### EXERCISE DIRECTIONS:
Pull out every line below holding the word "this".

Stored records
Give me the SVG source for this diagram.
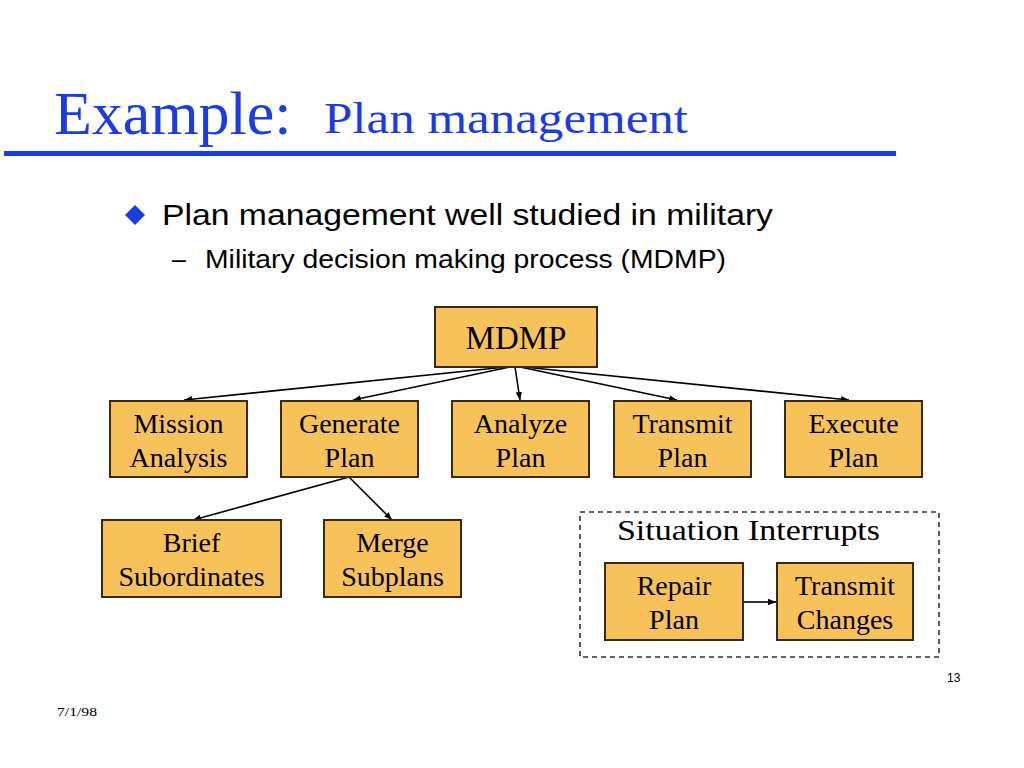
<svg xmlns="http://www.w3.org/2000/svg" width="1024" height="768" viewBox="0 0 1024 768">
<defs>
<marker id="ah" viewBox="0 0 10 10" refX="10" refY="5" markerWidth="8" markerHeight="8" markerUnits="userSpaceOnUse" orient="auto">
<path d="M0,1 L10,5 L0,9 z" fill="#000"/>
</marker>
<style>
.box{fill:#F7C25A;stroke:#3A2A12;stroke-width:2}
.nt{font-family:"Liberation Serif","Times New Roman",serif;font-size:28px;fill:#000;text-anchor:middle}
.cn{stroke:#000;stroke-width:1.6;fill:none;marker-end:url(#ah)}
</style>
</defs>
<rect width="1024" height="768" fill="#fff"/>
<text x="54" y="134" font-family="Liberation Serif,serif" font-size="62" fill="#1A3CE0">Example:</text>
<text x="324" y="133" font-family="Liberation Serif,serif" font-size="45" fill="#1A3CE0" textLength="364" lengthAdjust="spacingAndGlyphs">Plan management</text>
<rect x="4" y="151" width="892" height="5" fill="#1A3CE0"/>
<path d="M125,215 L135,205 L145,215 L135,225 z" fill="#1A3CE0"/>
<text x="162" y="225" font-family="Liberation Sans,Arial,sans-serif" font-size="29" fill="#000" textLength="611" lengthAdjust="spacingAndGlyphs">Plan management well studied in military</text>
<text x="172" y="268" font-family="Liberation Sans,Arial,sans-serif" font-size="25" fill="#000">–</text>
<text x="205" y="268" font-family="Liberation Sans,Arial,sans-serif" font-size="25" fill="#000" textLength="521" lengthAdjust="spacingAndGlyphs">Military decision making process (MDMP)</text>

<g id="connectors">
<line class="cn" x1="506" y1="367" x2="184" y2="400"/>
<line class="cn" x1="510" y1="367" x2="353" y2="400"/>
<line class="cn" x1="515" y1="367" x2="520" y2="400"/>
<line class="cn" x1="520" y1="367" x2="677" y2="400"/>
<line class="cn" x1="524" y1="367" x2="849" y2="400"/>
<line class="cn" x1="349" y1="477" x2="193" y2="520"/>
<line class="cn" x1="349" y1="477" x2="392" y2="520"/>
<line class="cn" x1="744" y1="602" x2="776" y2="602"/>
</g>

<g id="mdmp"><rect class="box" x="435" y="307" width="162" height="60"/><text class="nt" x="516" y="349" style="font-size:33px">MDMP</text></g>
<g id="mission"><rect class="box" x="110" y="401" width="137" height="76"/><text class="nt" x="178.5" y="433">Mission</text><text class="nt" x="178.5" y="467">Analysis</text></g>
<g id="generate"><rect class="box" x="281" y="401" width="137" height="76"/><text class="nt" x="349.5" y="433">Generate</text><text class="nt" x="349.5" y="467">Plan</text></g>
<g id="analyze"><rect class="box" x="452" y="401" width="137" height="76"/><text class="nt" x="520.5" y="433">Analyze</text><text class="nt" x="520.5" y="467">Plan</text></g>
<g id="transmit"><rect class="box" x="614" y="401" width="137" height="76"/><text class="nt" x="682.5" y="433">Transmit</text><text class="nt" x="682.5" y="467">Plan</text></g>
<g id="execute"><rect class="box" x="785" y="401" width="137" height="76"/><text class="nt" x="853.5" y="433">Execute</text><text class="nt" x="853.5" y="467">Plan</text></g>
<g id="brief"><rect class="box" x="102" y="520" width="179" height="77"/><text class="nt" x="191.5" y="552">Brief</text><text class="nt" x="191.5" y="586">Subordinates</text></g>
<g id="merge"><rect class="box" x="324" y="520" width="137" height="77"/><text class="nt" x="392.5" y="552">Merge</text><text class="nt" x="392.5" y="586">Subplans</text></g>

<g id="situation">
<rect x="580" y="512" width="359" height="145" fill="none" stroke="#333" stroke-width="1.6" stroke-dasharray="5,4"/>
<text x="617" y="540" font-family="Liberation Serif,serif" font-size="30" fill="#000" textLength="263" lengthAdjust="spacingAndGlyphs">Situation Interrupts</text>
</g>
<g id="repair"><rect class="box" x="605" y="563" width="138" height="77"/><text class="nt" x="674" y="595">Repair</text><text class="nt" x="674" y="629">Plan</text></g>
<g id="tchanges"><rect class="box" x="777" y="563" width="136" height="77"/><text class="nt" x="845" y="595">Transmit</text><text class="nt" x="845" y="629">Changes</text></g>

<text x="947" y="682" font-family="Liberation Sans,Arial,sans-serif" font-size="12" fill="#000">13</text>
<text x="57" y="716" font-family="Liberation Serif,serif" font-size="12" fill="#000" textLength="40" lengthAdjust="spacingAndGlyphs">7/1/98</text>
</svg>
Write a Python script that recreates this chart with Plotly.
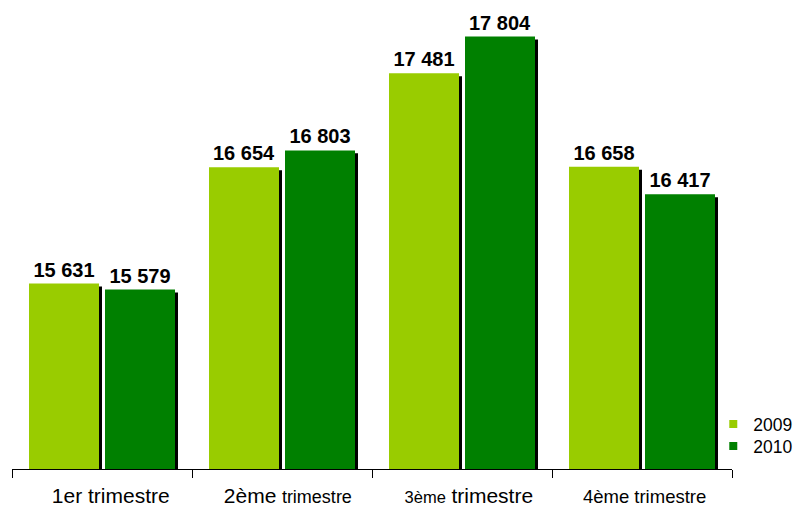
import plotly.graph_objects as go

categories = ["1er trimestre", "2ème trimestre", "3ème trimestre", "4ème trimestre"]
tick_labels = [
    "<span style='font-size:21px'>&nbsp;&nbsp;&nbsp;1er trimestre</span>",
    "<span style='font-size:21px'>&nbsp;&nbsp;2ème</span> <span style='font-size:18px'>trimestre</span>",
    "<span style='font-size:16.5px'>&nbsp;&nbsp;&nbsp;3ème</span> <span style='font-size:21px'>trimestre</span>",
    "<span style='font-size:18.5px'>&nbsp;4ème trimestre</span>",
]
years = ["2009", "2010"]
values_2009 = [15631, 16654, 17481, 16658]
values_2010 = [15579, 16803, 17804, 16417]
colors = {"2009": "#99CC00", "2010": "#008000"}

Y_MIN = 14000
Y_MAX = 18038
SHADOW_DY = 26      # data units (~3 px)
BAR_W = 70 / 180
OFFSETS = {"2009": -73 / 180, "2010": 3 / 180}
SHADOW_DX = 3 / 180

def fmt(v):
    return f"{v:,}".replace(",", " ")

fig = go.Figure()
series = {"2009": values_2009, "2010": values_2010}
for yr in years:
    vals = series[yr]
    fig.add_trace(go.Bar(
        x=categories, y=[v - SHADOW_DY - Y_MIN for v in vals], base=Y_MIN,
        width=BAR_W, offset=OFFSETS[yr] + SHADOW_DX,
        marker=dict(color="black", line=dict(width=0)),
        showlegend=False, hoverinfo="skip",
    ))
for yr in years:
    vals = series[yr]
    fig.add_trace(go.Bar(
        x=categories, y=[v - Y_MIN for v in vals], base=Y_MIN,
        width=BAR_W, offset=OFFSETS[yr],
        marker=dict(color=colors[yr], line=dict(width=0)),
        text=[f"<b>{fmt(v)}</b>" for v in vals],
        textposition="outside", cliponaxis=False,
        textfont=dict(family="Liberation Sans, Arial", size=20, color="black"),
        showlegend=False, name=yr,
    ))
legend_ids = {"2009": "legend", "2010": "legend2"}
for yr in years:
    fig.add_trace(go.Scatter(
        x=[None], y=[None], mode="markers", name=yr, legend=legend_ids[yr],
        marker=dict(symbol="square", size=8, color=colors[yr]),
    ))

leg_common = dict(x=0.974, xanchor="left", yanchor="middle",
                  font=dict(size=17.5), itemwidth=30,
                  bgcolor="rgba(0,0,0,0)")
fig.update_layout(
    barmode="overlay",
    width=793, height=499,
    margin=dict(l=4, r=69, t=2, b=38, autoexpand=False),
    paper_bgcolor="white", plot_bgcolor="white",
    font=dict(family="Liberation Sans, Arial", color="black"),
    showlegend=True,
    legend=dict(y=0.098, **leg_common),
    legend2=dict(y=0.050, **leg_common),
)
fig.update_xaxes(
    type="category", categoryorder="array", categoryarray=categories,
    tickvals=categories, ticktext=tick_labels,
    range=[-0.5, 3.5], showline=True, linecolor="black", linewidth=1,
    ticks="outside", tickson="boundaries", ticklen=8, tickcolor="black",
    ticklabelstandoff=9, showgrid=False, zeroline=False, automargin=False,
    tickfont=dict(size=20, color="black"),
)
fig.update_yaxes(range=[Y_MIN, Y_MAX], visible=False, showgrid=False, automargin=False)

fig.write_html("out.html")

### WRITTEN RESPONSE:
Give me the SVG source for this diagram.
Write a Python script that recreates this chart with Plotly.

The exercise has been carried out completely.